Dead bodies kept in ‘kiosk mortuary’ at Bongo hospital

Health experts have raised concerns about a steel kiosk being used as a mortuary at the Bongo District Hospital in the Upper East region, warning it could trigger a far-reaching epidemic in the area.

The dreaded structure, erected in 2004 and meant for only 3 bodies at a time, stands in the middle of the hospital premises without any cooling machine. The materials used in putting up the makeshift morgue have remained a subject of public displeasure for some time.

Back view of the ‘acting mortuary’ at Bongo

The whole structure is made up of metal sheets with a piece of wire mesh fixed within the door. Bodies kept inside the ‘kiosk mortuary’ are very prone to quick decomposition as a result of excessive heat from the steel sheets. And whilst the wire mesh on the door dangerously allows flies in and out of the dead room, it is also a vent for intruders to, against morals, snap or film the bodies kept in there.




“The zinc metal creates a lot of heat. Definitely, when you put somebody inside, considering the heat, by the time the person spends about 6 hours, 7 hours, 8 hours inside, the person may somehow start decomposing,” the Medical Director of the hospital, Dr. William Gudu, told Starr News at Bongo.

According to authorities at the hospital, patients and their relatives oftentimes eat close to the kiosk mortuary

Standing close to the ‘acting mortuary’, Dr. Gudu alerted: “Once a corpse starts decomposing, it is prone for infection. And once a corpse starts to decompose, it will be attracting flies. Flies would go there and go to other people’s foods. You see all these people sitting here (pointing at patients and families sitting nearby), they eat here. The flies stand on their food when they are eating here. In case there is a corpse there which is having a trouble, the flies may be coming from there.”

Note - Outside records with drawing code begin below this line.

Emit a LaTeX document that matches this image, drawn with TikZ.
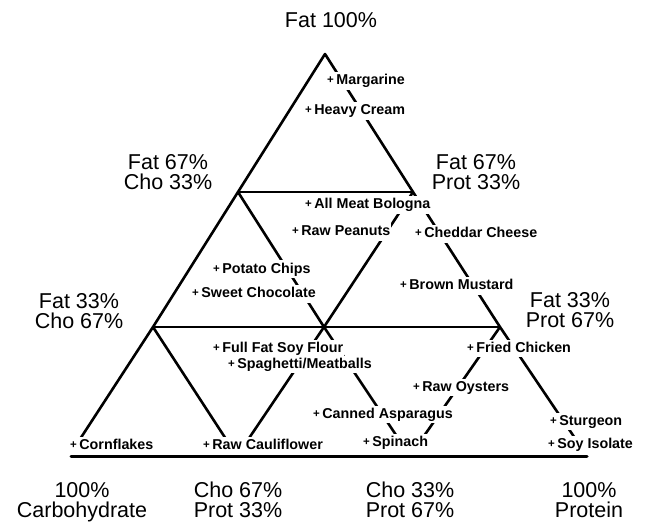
\documentclass[tikz,border=0pt]{standalone}
\usepackage{fontspec}
\setmainfont{Liberation Sans}
\usetikzlibrary{calc}
\newcommand\foodfont{\fontsize{14.3pt}{16pt}\selectfont\bfseries}
\newcommand\axisfont{\fontsize{21.5pt}{20pt}\selectfont}
\newcommand\fitem[1]{\raisebox{1pt}{\fontsize{11.5pt}{11.5pt}\selectfont\bfseries +}\hspace{2.5pt}#1}
\begin{document}
\begin{tikzpicture}[x=1pt,y=-1pt,
  edge/.style={line width=2.6pt, line cap=round},
  baseedge/.style={line width=3pt, line cap=round},
  food/.style={fill=white, inner xsep=1pt, inner ysep=2pt, anchor=base west,
               font=\foodfont, text height=10.5pt, text depth=3pt},
  axis/.style={align=center, font=\axisfont, anchor=base, inner sep=0pt}]
\useasboundingbox (0,0) rectangle (645,529);
% grid points
\coordinate (A)  at (325,54);
\coordinate (L1) at (238,192);
\coordinate (R1) at (413,192);
\coordinate (L2) at (153,327);
\coordinate (M2) at (324,327);
\coordinate (R2) at (500,327);
\coordinate (B0) at (69,456);
\coordinate (B1) at (237,456);
\coordinate (B2) at (410,456);
\coordinate (B3) at (587,456);
\coordinate (baseL) at (71,456);
\coordinate (baseR) at (587,456);
% lower ends, hidden under the bottom labels
\coordinate (e0)  at ($(L2)!0.88!(B0)$);
\coordinate (e1a) at ($(L2)!0.88!(B1)$);
\coordinate (e1b) at ($(M2)!0.88!(B1)$);
\coordinate (e2a) at ($(M2)!0.88!(B2)$);
\coordinate (e2b) at ($(R2)!0.88!(B2)$);
\coordinate (e3)  at ($(R2)!0.88!(B3)$);
% edges
\draw[edge] (A) -- (L1) -- (L2) -- (e0);
\draw[edge] (A) -- (R1) -- (R2) -- (e3);
\draw[edge] (L1) -- (R1);
\draw[edge] (L2) -- (R2);
\draw[edge] (L1) -- (M2) -- (e2a);
\draw[edge] (R1) -- (M2) -- (e1b);
\draw[edge] (L2) -- (e1a);
\draw[edge] (R2) -- (e2b);
% food labels
\node[food] (marg)     at (326,85)  {\fitem{Margarine}};
\node[food] (cream)    at (304,115) {\fitem{Heavy Cream}};
\node[food] (bologna)  at (304,209) {\fitem{All Meat Bologna}};
\node[food] (peanut)   at (291,236) {\fitem{Raw Peanuts}};
\node[food] (cheddar)  at (414,238) {\fitem{Cheddar Cheese}};
\node[food] (chips)    at (212,273) {\fitem{Potato Chips}};
\node[food] (choc)     at (191,298) {\fitem{Sweet Chocolate}};
\node[food] (mustard)  at (399,290) {\fitem{Brown Mustard}};
\node[food] (chicken)  at (466,352) {\fitem{Fried Chicken}};
\node[food] (soyflour) at (212,352) {\fitem{Full Fat Soy Flour}};
\node[food] (spag)     at (227,368) {\fitem{Spaghetti/Meatballs}};
\node[food] (oyster)   at (412,391) {\fitem{Raw Oysters}};
\node[food] (aspar)    at (312,418) {\fitem{Canned Asparagus}};
\node[food] (sturgeon) at (549,425) {\fitem{Sturgeon}};
\node[food] (spinach)  at (362,446) {\fitem{Spinach}};
\node[food] (soyiso)   at (547,448) {\fitem{Soy Isolate}};
\node[food] (corn)     at (69,449)  {\fitem{Cornflakes}};
\node[food] (cauli)    at (202,449) {\fitem{Raw Cauliflower}};
% base line
\draw[baseedge] (baseL) -- (baseR);
% axis labels (anchor = baseline of the last line)
\node[axis] (top)   at (331,28)  {Fat 100\%};
\node[axis] (fc1)   at (168,190) {Fat 67\%\\Cho 33\%};
\node[axis] (fp1)   at (476,190) {Fat 67\%\\Prot 33\%};
\node[axis] (fc2)   at (79,328)  {Fat 33\%\\Cho 67\%};
\node[axis] (fp2)   at (570,327) {Fat 33\%\\Prot 67\%};
\node[axis] (carb)  at (82,517)  {100\%\\Carbohydrate};
\node[axis] (cp1)   at (238,517) {Cho 67\%\\Prot 33\%};
\node[axis] (cp2)   at (410,517) {Cho 33\%\\Prot 67\%};
\node[axis] (prot)  at (589,517) {100\%\\Protein};
\end{tikzpicture}
\end{document}
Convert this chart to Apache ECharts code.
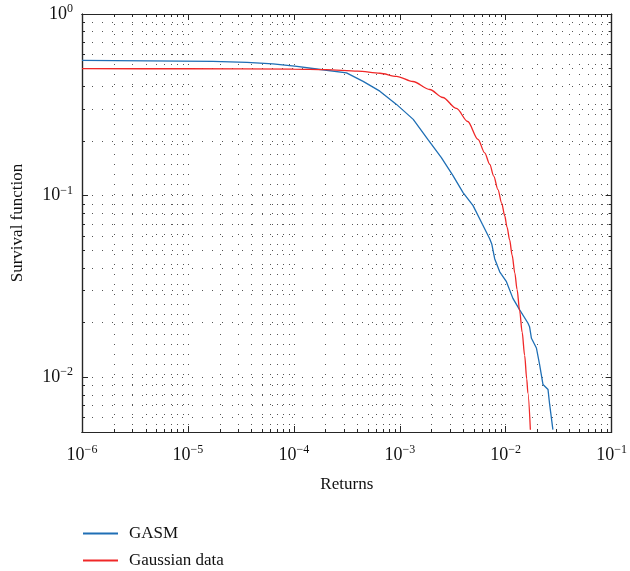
<!DOCTYPE html>
<html>
<head>
<meta charset="utf-8">
<script src="https://cdn.jsdelivr.net/npm/echarts@6/dist/echarts.min.js"></script>
<style>
html,body{margin:0;padding:0;background:#fff;}
#chart{width:630px;height:571px;}
</style>
</head>
<body>
<div id="chart"></div>
<script>
// ---- data ----
const xTickExponents = [-6, -5, -4, -3, -2, -1];
const yTickExponents = [-2, -1, 0];
const xRange = [1e-6, 1e-1];
const yRange = [0.005, 1];

const gasmReturns = [1e-6, 1.72e-5, 3.61e-5, 6.34e-5, 1.07e-4, 1.64e-4, 3.14e-4, 4.51e-4, 6.48e-4, 9.31e-4,
  1.34e-3, 1.84e-3, 2.47e-3, 3.18e-3, 3.96e-3, 4.92e-3, 6.11e-3, 7.06e-3, 7.4e-3, 7.87e-3, 8.78e-3,
  1.016e-2, 1.17e-2, 1.355e-2, 1.62e-2, 1.68e-2, 1.75e-2, 1.95e-2, 2.09e-2, 2.25e-2, 2.51e-2, 2.60e-2, 2.79e-2];
const gasmSurvival = [0.555, 0.548, 0.541, 0.532, 0.515, 0.498, 0.474, 0.426, 0.376, 0.318,
  0.263, 0.204, 0.162, 0.129, 0.104, 0.0881, 0.0685, 0.0579, 0.0540, 0.0450, 0.0381,
  0.0336, 0.0272, 0.0235, 0.0199, 0.0190, 0.0164, 0.0145, 0.01174, 0.00912, 0.00856, 0.00709, 0.00515];

const gaussReturns = [1e-6, 1e-5, 1e-4, 2e-4, 4e-4, 6.5e-4, 9.31e-4, 1.33e-3, 1.92e-3, 2.55e-3, 3.43e-3,
  4.38e-3, 5.48e-3, 6.34e-3, 7.06e-3, 7.71e-3, 8.45e-3, 9.17e-3, 9.79e-3, 1.03e-2, 1.09e-2, 1.15e-2,
  1.22e-2, 1.28e-2, 1.355e-2, 1.43e-2, 1.51e-2, 1.58e-2, 1.62e-2, 1.71e-2];
const gaussSurvival = [0.500, 0.4995, 0.497, 0.494, 0.485, 0.472, 0.454, 0.425, 0.384, 0.347, 0.302,
  0.256, 0.204, 0.172, 0.149, 0.128, 0.108, 0.0910, 0.0775, 0.0670, 0.0570, 0.0470,
  0.0375, 0.0305, 0.0232, 0.0177, 0.0132, 0.0098, 0.0082, 0.00515];

const seriesNames = ['GASM', 'Gaussian data'];
const seriesColors = ['#1f6fb5', '#f02828'];

// ---- helpers (log10 transform for the axes) ----
const lg = v => Math.log10(v);
function minorList(lo, hi) {
  const out = [];
  for (let d = Math.floor(lg(lo)); d <= Math.ceil(lg(hi)); d++) {
    for (let k = 1; k <= 9; k++) {
      const v = k * Math.pow(10, d);
      if (v >= lo * 0.9999 && v <= hi * 1.0001) out.push(lg(v));
    }
  }
  return out;
}
const xMinor = minorList(xRange[0], xRange[1]);
const yMinor = minorList(yRange[0], yRange[1]);
const xMajor = xTickExponents.slice();
const yMajor = yTickExponents.slice();

const FONT = '"Liberation Serif", "DejaVu Serif", serif';
const AX = '#262626';
const fmt = v => '{b|10}{s|' + String(Math.round(v)).replace('-', '\u2212') + '}';
const rich = {
  b: {fontSize: 18, fontFamily: FONT, color: '#111', lineHeight: 22},
  s: {fontSize: 12, fontFamily: FONT, color: '#111', lineHeight: 12, verticalAlign: 'top'}
};
const gridLine = {show: true, lineStyle: {color: '#555', width: 1, type: [1, 9]}};

function axis(dim, pos, tickVals, len, extra) {
  const r = dim === 'x' ? [lg(xRange[0]), lg(xRange[1])] : [lg(yRange[0]), lg(yRange[1])];
  return Object.assign({
    type: 'value', position: pos, min: r[0], max: r[1],
    axisLine: {show: true, onZero: false, lineStyle: {color: AX, width: 1.2}},
    axisTick: {show: true, inside: true, length: len, customValues: tickVals, lineStyle: {color: AX, width: 1}},
    axisLabel: {show: false},
    splitLine: {show: false}
  }, extra || {});
}

function legendFor(i, top) {
  return {
    orient: 'vertical', left: 78, top: top, itemWidth: 35, itemHeight: 2,
    icon: 'rect',
    textStyle: {fontFamily: FONT, fontSize: 17, color: '#111', padding: [0, 0, 0, 6]},
    data: [seriesNames[i]]
  };
}

const chart = echarts.init(document.getElementById('chart'), null, {renderer: 'canvas'});
chart.setOption({
  animation: false,
  backgroundColor: '#fff',
  grid: {left: 82, right: 18, top: 14, bottom: 139, containLabel: false},
  xAxis: [
    axis('x', 'bottom', xMinor, 3, {
      splitLine: gridLine,
      axisLabel: {show: true, customValues: xMajor, formatter: fmt, rich: rich, margin: 12},
      name: 'Returns', nameLocation: 'middle', nameGap: 44,
      nameTextStyle: {fontFamily: FONT, fontSize: 17, color: '#111'}
    }),
    axis('x', 'bottom', xMajor, 6),
    axis('x', 'top', xMinor, 3),
    axis('x', 'top', xMajor, 6)
  ],
  yAxis: [
    axis('y', 'left', yMinor, 3, {
      splitLine: gridLine,
      axisLabel: {show: true, customValues: yMajor, formatter: fmt, rich: rich, margin: 9},
      name: 'Survival function', nameLocation: 'middle', nameGap: 56,
      nameTextStyle: {fontFamily: FONT, fontSize: 17, color: '#111'}
    }),
    axis('y', 'left', yMajor, 6),
    axis('y', 'right', yMinor, 3),
    axis('y', 'right', yMajor, 6)
  ],
  legend: [legendFor(0, 520), legendFor(1, 547)],
  series: [
    {
      name: seriesNames[0], type: 'line', xAxisIndex: 0, yAxisIndex: 0, showSymbol: false, symbol: 'none',
      lineStyle: {color: seriesColors[0], width: 1.3}, itemStyle: {color: seriesColors[0]},
      data: gasmReturns.map((x, i) => [lg(x), lg(gasmSurvival[i])])
    },
    {
      name: seriesNames[1], type: 'line', xAxisIndex: 0, yAxisIndex: 0, showSymbol: false, symbol: 'none',
      smooth: 0.3, smoothMonotone: 'x',
      lineStyle: {color: seriesColors[1], width: 1.3}, itemStyle: {color: seriesColors[1]},
      data: gaussReturns.map((x, i) => [lg(x), lg(gaussSurvival[i])])
    }
  ]
});
</script>
</body>
</html>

Funeral forecasts called for kiosk mortuary

In the days the hospital did not have a place to keep corpses pending burial, the bodies of inpatients who passed away were left on the same beds they drew their last breaths until they were either sent to the morgue in the regional capital or taken away by the bereaved families.

The sights of dead bodies, covered in white inside the wards, continually gave recovering patients frightening hints to brace for departure and, only if the sick bed could afford them the luxury, to also draw plans for their own funerals. To avoid such ‘funeral forecasts’, inpatients involuntarily forsook their beds each time somebody passed away, to wait it outside the wards until the body was taken away.

The ‘kiosk mortuary’ came as a temporary answer to the unease inpatients suffered in battling with dead-body sights in the wards.

“The tension that goes around when somebody dies is what brought about this structure. I came and met it (the structure). When a patient dies, most of the clients or patients in the ward migrate out. Until the corpse is picked out, most of them would be outside.

“Supposing you get sick and you are admitted in the ward, and somebody dies on the next bed, what would run through your mind psychologically? The first thing that would run through your mind is the next person who would die- is it going to be me? So, most of them would move out. That was somehow the reason why this structure was created,” Dr. Gudu explained.

A hospital in distress

Behind the improvised morgue is a mini mortuary under construction but at a pace too slow to inspire the confidence needed to, in the meantime, contain the terror of the current structure.

Some natives of Bongo, resident in Accra, started the project on their own in 2015 after an embarrassing encounter with the improvised morgue. The new structure is designed to accommodate 12 bodies in air-conditioned apartments. The slow pace, Starr New learns, is due to financial hiccups.

Construction of a mini morgue at the hospital at a standstill

“A mortuary is as important as a clinic or a hospital. Where to keep corpses is very, very important so that they don’t get decomposed- because they would pose health hazards to members of that health facility and the entire community, especially in terms of contagious diseases.

“I would appeal to the elite in Bongo, business men and women, opinion leaders, traditional authorities to quickly organise a stakeholders’ conference to address this critical issue,” the Upper East Regional Chairman of the Ghana Coalition of NGOs in Health, Noble Asakeya Alagskomah, proposed.

Inside the hospital yard also is a 50-bed-capacity children’s ward being constructed to put an end to what authorities describe as “perennial pairing of patients” at the hospital.

Meanwhile, the Member of Parliament for Bongo, Edward Abambire Bawa, has pledged to ease the burden on the hospital by providing the facility with solar panels for “lighting purposes”. The promise comes after Dr. Gudu’s directed an appeal to him for solar lamps and solar panels to help reduce the cost of energy consumption at the hospital.

“[I have been] thinking about it (the kiosk mortuary) but as of now resources are unavailable and, based on our priority, we hope to do something about it in the short to medium term,” the MP told Starr News.